## Work to be completed
Output the material word for word. Leave each picture out.

*** Supplied records

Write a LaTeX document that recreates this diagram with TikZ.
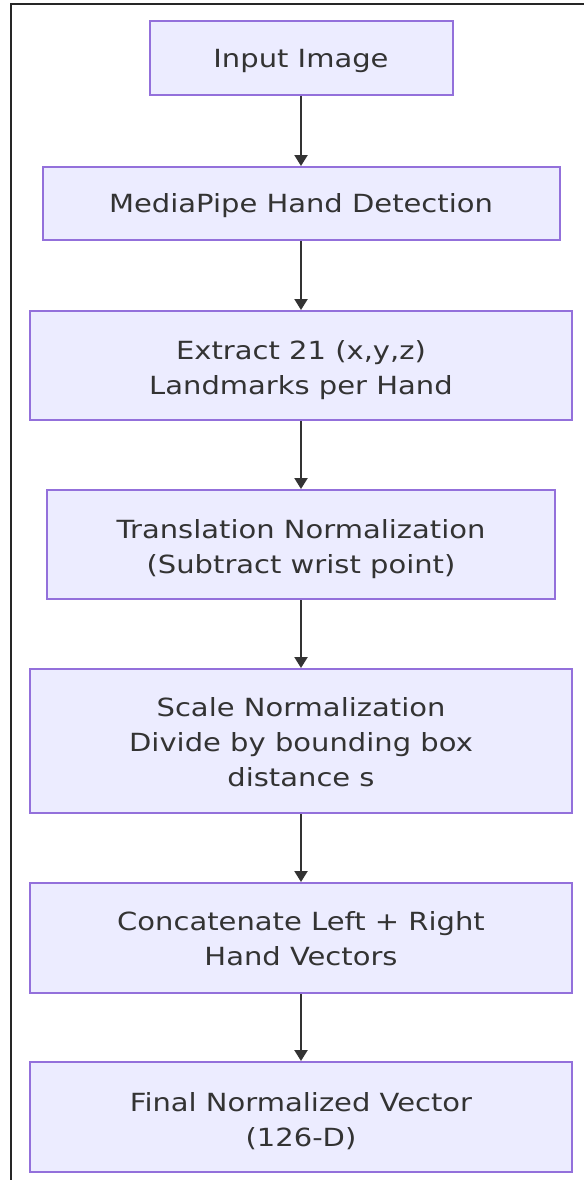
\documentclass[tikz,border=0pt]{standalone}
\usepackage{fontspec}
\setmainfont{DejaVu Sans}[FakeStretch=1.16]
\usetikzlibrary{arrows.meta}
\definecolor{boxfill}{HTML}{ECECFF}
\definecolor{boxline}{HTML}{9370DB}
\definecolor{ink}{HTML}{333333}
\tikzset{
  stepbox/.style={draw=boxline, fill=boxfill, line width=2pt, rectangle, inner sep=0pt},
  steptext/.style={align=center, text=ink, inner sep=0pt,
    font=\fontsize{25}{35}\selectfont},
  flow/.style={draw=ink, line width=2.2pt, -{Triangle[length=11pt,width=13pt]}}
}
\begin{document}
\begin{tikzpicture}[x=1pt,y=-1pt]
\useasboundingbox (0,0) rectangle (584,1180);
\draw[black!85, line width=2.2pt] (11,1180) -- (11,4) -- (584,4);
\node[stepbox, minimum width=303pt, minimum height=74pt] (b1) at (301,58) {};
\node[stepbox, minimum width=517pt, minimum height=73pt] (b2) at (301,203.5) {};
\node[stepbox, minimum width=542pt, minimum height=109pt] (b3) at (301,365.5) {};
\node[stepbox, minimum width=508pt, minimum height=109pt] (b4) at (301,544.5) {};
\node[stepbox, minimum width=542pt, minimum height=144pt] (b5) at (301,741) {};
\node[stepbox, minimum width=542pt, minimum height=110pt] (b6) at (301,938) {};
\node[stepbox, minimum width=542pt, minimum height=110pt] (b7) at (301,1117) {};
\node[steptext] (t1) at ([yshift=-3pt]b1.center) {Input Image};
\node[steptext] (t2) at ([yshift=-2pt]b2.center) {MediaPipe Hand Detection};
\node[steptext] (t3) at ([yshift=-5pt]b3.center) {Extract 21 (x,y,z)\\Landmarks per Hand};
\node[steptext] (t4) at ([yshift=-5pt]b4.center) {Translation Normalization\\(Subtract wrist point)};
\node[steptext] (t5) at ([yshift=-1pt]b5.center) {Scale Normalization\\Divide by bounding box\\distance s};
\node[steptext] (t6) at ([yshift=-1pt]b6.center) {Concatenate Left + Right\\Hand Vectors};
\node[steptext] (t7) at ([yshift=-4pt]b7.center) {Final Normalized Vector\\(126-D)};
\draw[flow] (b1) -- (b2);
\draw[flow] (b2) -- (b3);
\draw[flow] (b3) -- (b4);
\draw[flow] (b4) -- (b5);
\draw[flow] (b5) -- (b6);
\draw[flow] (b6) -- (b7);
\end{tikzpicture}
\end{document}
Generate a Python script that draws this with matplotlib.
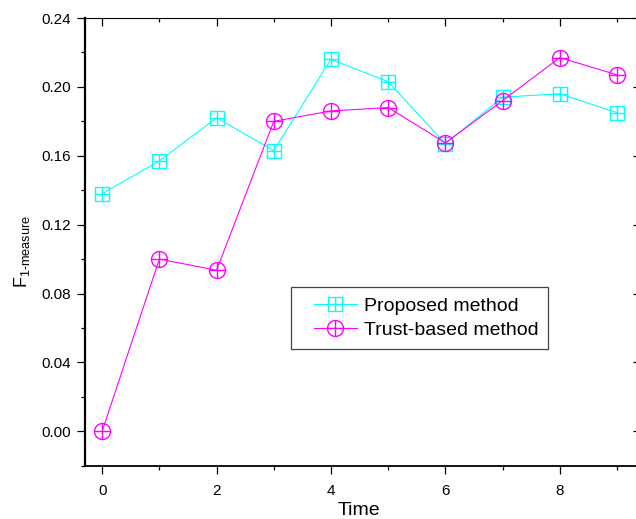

******

## Solution to this exercise
Write a LaTeX document that recreates this diagram with TikZ.
\documentclass[tikz,border=0pt]{standalone}
\usepackage{fontspec}
\setmainfont{DejaVu Sans}[FakeStretch=1.16]
\usetikzlibrary{arrows.meta}
\definecolor{boxfill}{HTML}{ECECFF}
\definecolor{boxline}{HTML}{9370DB}
\definecolor{ink}{HTML}{333333}
\tikzset{
  stepbox/.style={draw=boxline, fill=boxfill, line width=2pt, rectangle, inner sep=0pt},
  steptext/.style={align=center, text=ink, inner sep=0pt,
    font=\fontsize{25}{35}\selectfont},
  flow/.style={draw=ink, line width=2.2pt, -{Triangle[length=11pt,width=13pt]}}
}
\begin{document}
\begin{tikzpicture}[x=1pt,y=-1pt]
\useasboundingbox (0,0) rectangle (584,1180);
\draw[black!85, line width=2.2pt] (11,1180) -- (11,4) -- (584,4);
\node[stepbox, minimum width=303pt, minimum height=74pt] (b1) at (301,58) {};
\node[stepbox, minimum width=517pt, minimum height=73pt] (b2) at (301,203.5) {};
\node[stepbox, minimum width=542pt, minimum height=109pt] (b3) at (301,365.5) {};
\node[stepbox, minimum width=508pt, minimum height=109pt] (b4) at (301,544.5) {};
\node[stepbox, minimum width=542pt, minimum height=144pt] (b5) at (301,741) {};
\node[stepbox, minimum width=542pt, minimum height=110pt] (b6) at (301,938) {};
\node[stepbox, minimum width=542pt, minimum height=110pt] (b7) at (301,1117) {};
\node[steptext] (t1) at ([yshift=-3pt]b1.center) {Input Image};
\node[steptext] (t2) at ([yshift=-2pt]b2.center) {MediaPipe Hand Detection};
\node[steptext] (t3) at ([yshift=-5pt]b3.center) {Extract 21 (x,y,z)\\Landmarks per Hand};
\node[steptext] (t4) at ([yshift=-5pt]b4.center) {Translation Normalization\\(Subtract wrist point)};
\node[steptext] (t5) at ([yshift=-1pt]b5.center) {Scale Normalization\\Divide by bounding box\\distance s};
\node[steptext] (t6) at ([yshift=-1pt]b6.center) {Concatenate Left + Right\\Hand Vectors};
\node[steptext] (t7) at ([yshift=-4pt]b7.center) {Final Normalized Vector\\(126-D)};
\draw[flow] (b1) -- (b2);
\draw[flow] (b2) -- (b3);
\draw[flow] (b3) -- (b4);
\draw[flow] (b4) -- (b5);
\draw[flow] (b5) -- (b6);
\draw[flow] (b6) -- (b7);
\end{tikzpicture}
\end{document}
Generate a Python script that draws this with matplotlib.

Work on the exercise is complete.